Can We Use Reason to Understand God?

Many times in conversations with Christians, I have heard the claim that God cannot be understood using reason. Some Christians will bring up the doctrine of the Trinity as an objection to using reason to understand God, seemingly admitting that the doctrine is not rational. The reason usually given is that God is beyond reason and that by attempting to use reason to understand Him, we are putting God in a box. Furthermore, a Christian may even claim that one is arrogant for attempting to understand God using reason. However, I disagree with this sentiment and believe that we can use reason in our pursuit of God.


In a sense, yes, God is beyond reason. God is infinite, and hence, cannot be fully understood by finite creatures. Nevertheless, we must ask, then: what is the source of reason? The answer that I suspect most Christians will give is that reason comes from God. This is true. 

Reason may be considered arbitrary, although it is applied to concrete things. We must ask, then, whether reason is also subjective. It would seem that if reason is purely human, it is subjective and cannot be used in the pursuit for discovering objective reality. Now, reason is simply the way by which we understand things using our intellect. With that said, reason is nearly unavoidable in any context. The question of concern is whether the reason being used is good reasoning or bad reasoning. 

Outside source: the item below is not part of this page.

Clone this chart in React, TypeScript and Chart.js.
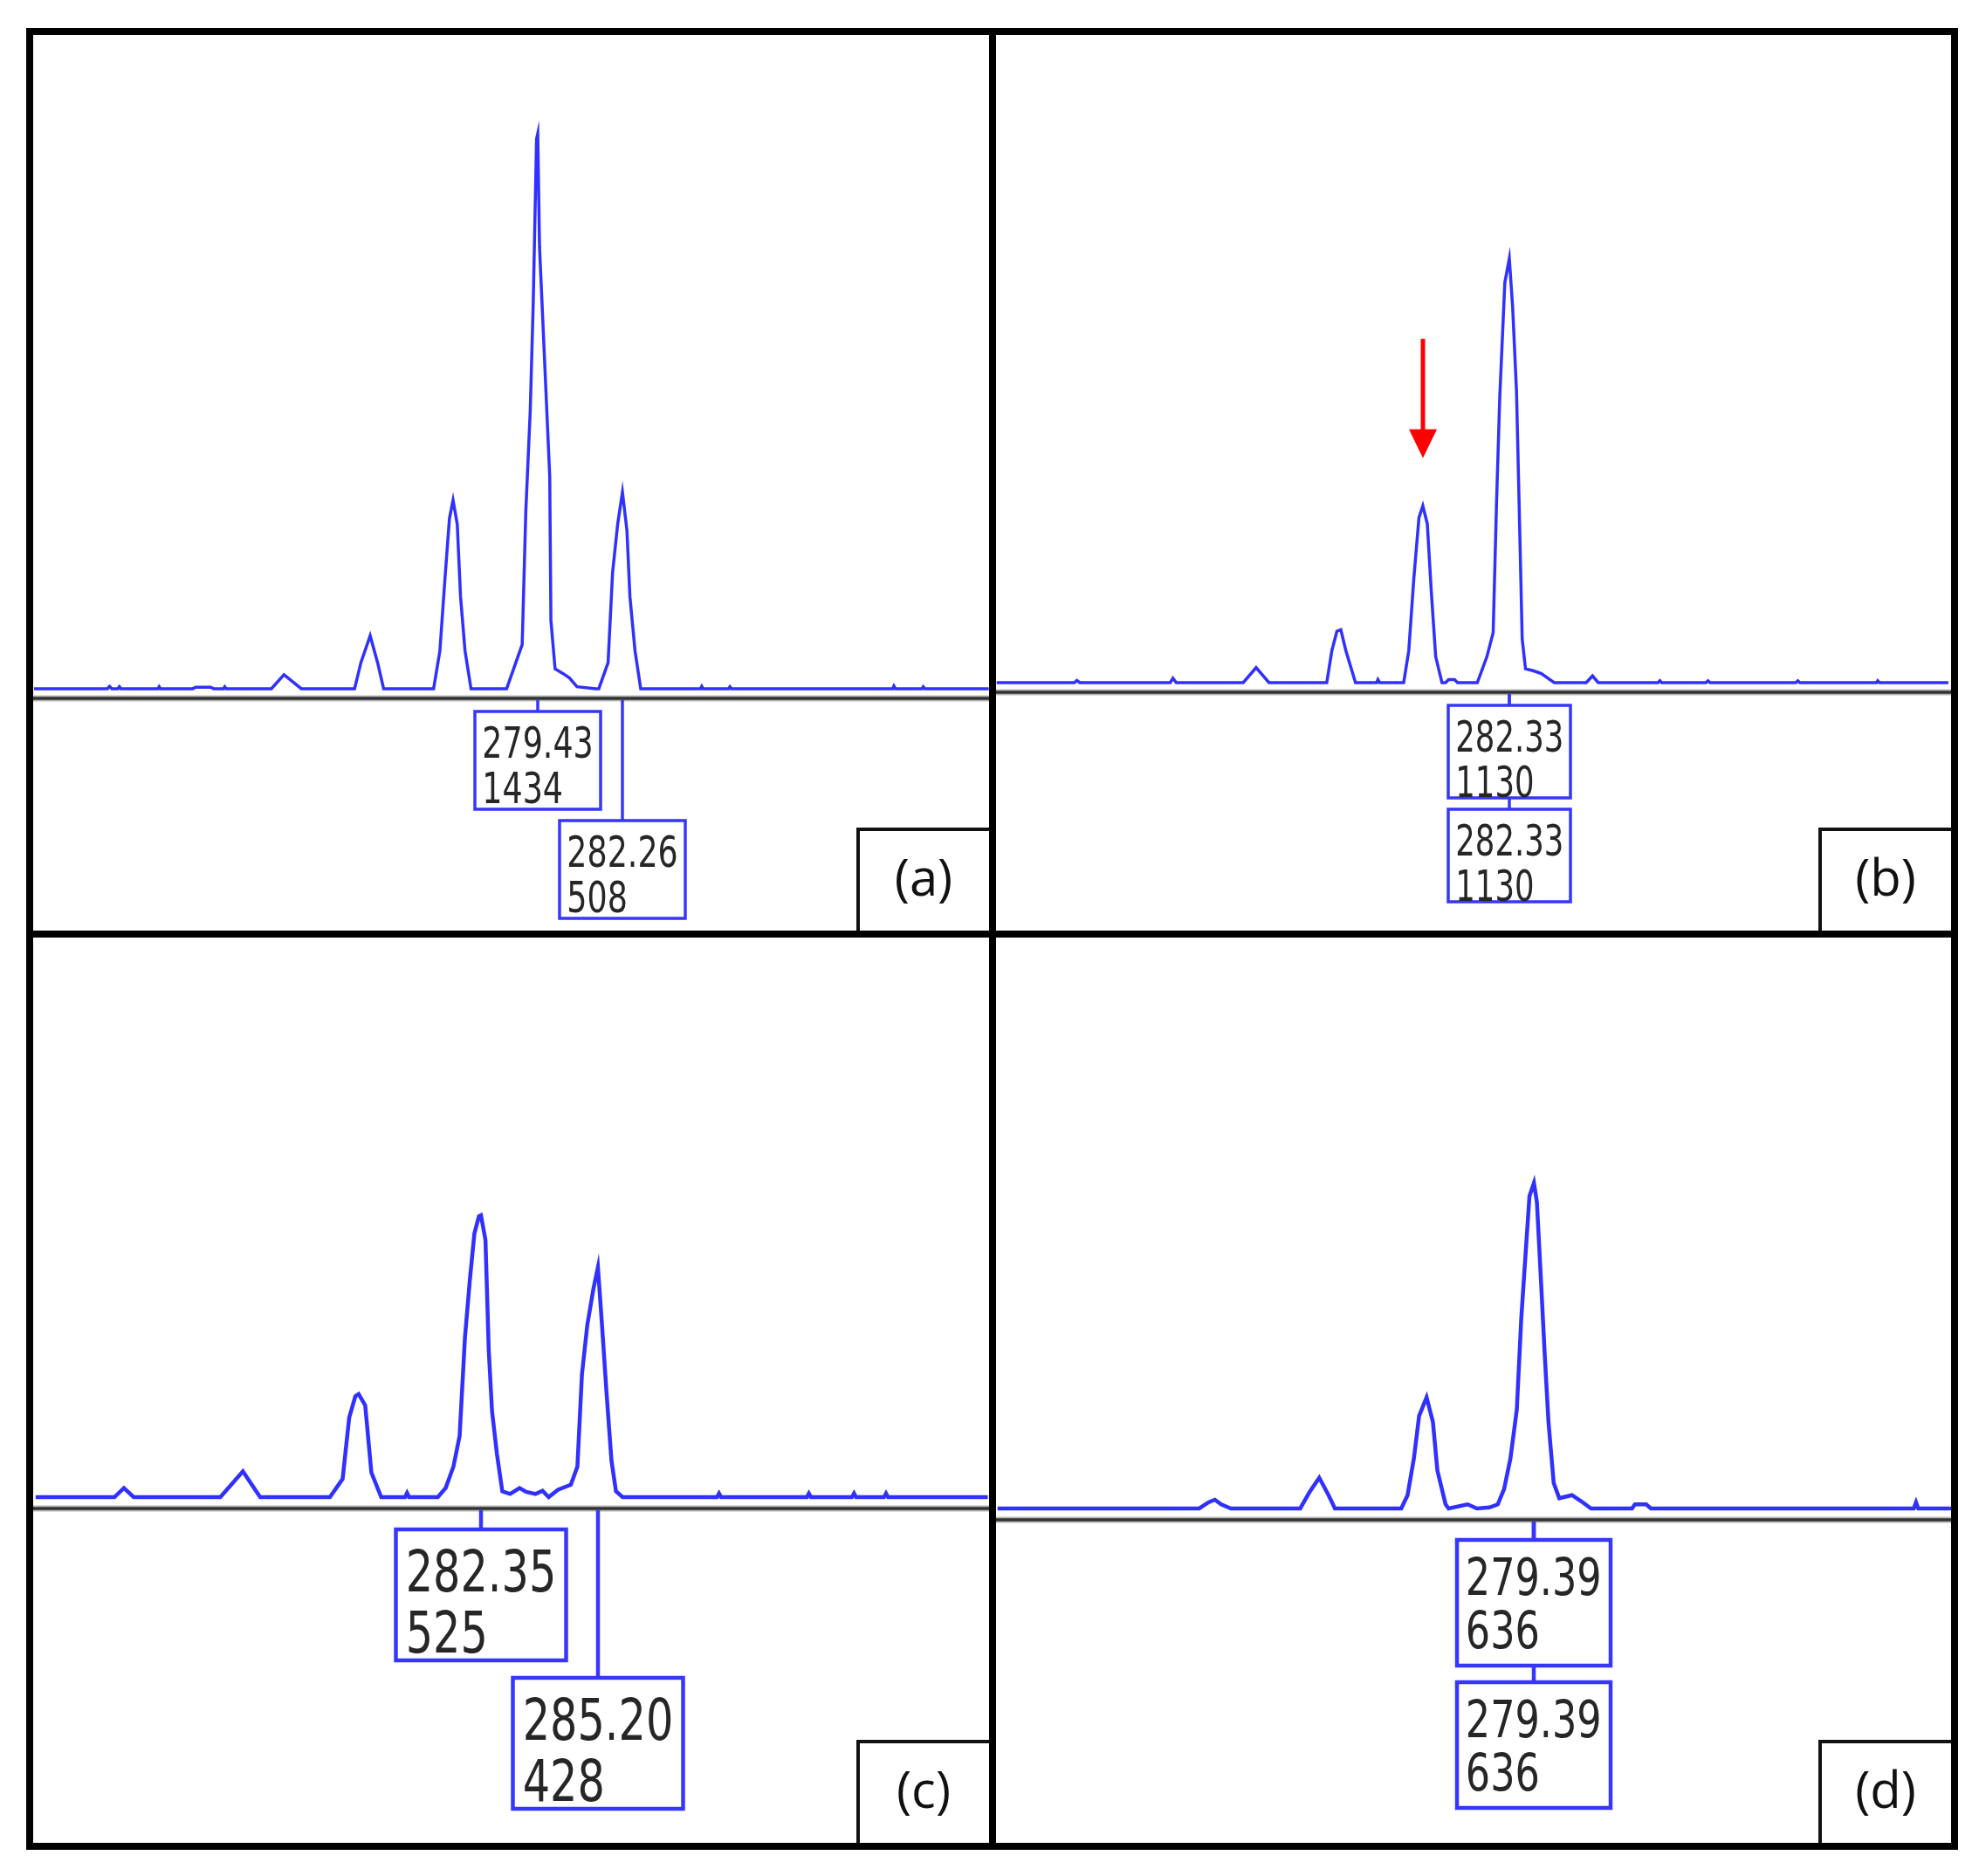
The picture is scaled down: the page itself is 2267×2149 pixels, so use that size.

What is meant, however, by the statement that reason comes from God is that the principles of logic according to which good reasoning operates is from God.  Now, logic is certainly discovered rather than invented by humans. Otherwise, mathematics itself would be subjective, since mathematics may be thought of as logic applied to quantities and numerical values. Logic is simply the way by which things function and by which things are defined. For example, something cannot be both possible and impossible at the same time and in the same sense, since that which is possible is by definition not impossible and that which is impossible is by definition not possible.

Since logic is discovered, it must have an ultimate source external to humans. Now, logic cannot find its source in nature, since nature is material and concrete, yet logic is immaterial and arbitrary. Thus, logic must find its source in a mind, since that which is arbitrary comes from a mind. Now, logic, as already discussed, cannot come purely from human minds, since it is not a human invention. However, it cannot come from any other contingent mind either, for a contingent mind is subject to other causes. Therefore, logic must come from the mind of a necessary being, that is, God. If logic comes from the mind of God, then in that sense, God is beyond logic and consequently beyond reason insofar that by reason it is really meant the principles of logic according to which good reasoning operates.


With all of that said, God’s essence cannot be contrary to logic, since logic comes from God. If logic comes from the mind of God, then God would be contrary to Himself if His own essence is not logical. Thus, God’s nature cannot be logically contradictory. However, a qualification should be made here. There is a difference between that which is logically contradictory and logically incoherent and that which is logically incomprehensible. Something can be true yet logically incomprehensible, but nothing can be true and logically contradictory or logically incoherent. 


The claim that is essentially made by Trinitarians is that God’s essence cannot be understood through logic since He is beyond logic. However, the consequence of this thinking is that God’s essence can be contrary to logic. This results in odd conversations, since a Christian may at first admit that the doctrine is, in fact, not contrary to logic, but then after further conversation will say that God is beyond reason anyway. In other words, it is as if they make their positions unfalsifiable if they are presented with an argument that clearly demonstrates the logical contradiction of the Trinity. Really, this is a show of dishonest discussion. They make the claim that the Trinity is not illogical but then claim that it does not matter whether the Trinity is logical or not since God is beyond reason. Thus, these discussions will often prove to be fruitless. 


It is evident that reason can be used to understand God’s nature, although only to a limited extent. It can be used to check for logical coherence in our understanding of God and to ensure that our understanding of Him does not produce any logical contradiction, since logic comes from God. However, we should also not be presumptuous in thinking that we can know every aspect of God’s nature through reason, since our minds are finite and incapable of understanding the great magnitude of who God is. There are times when it must be admitted that, although something may not be logically contradictory or logically incoherent, it may still be logically incomprehensible, at least for now.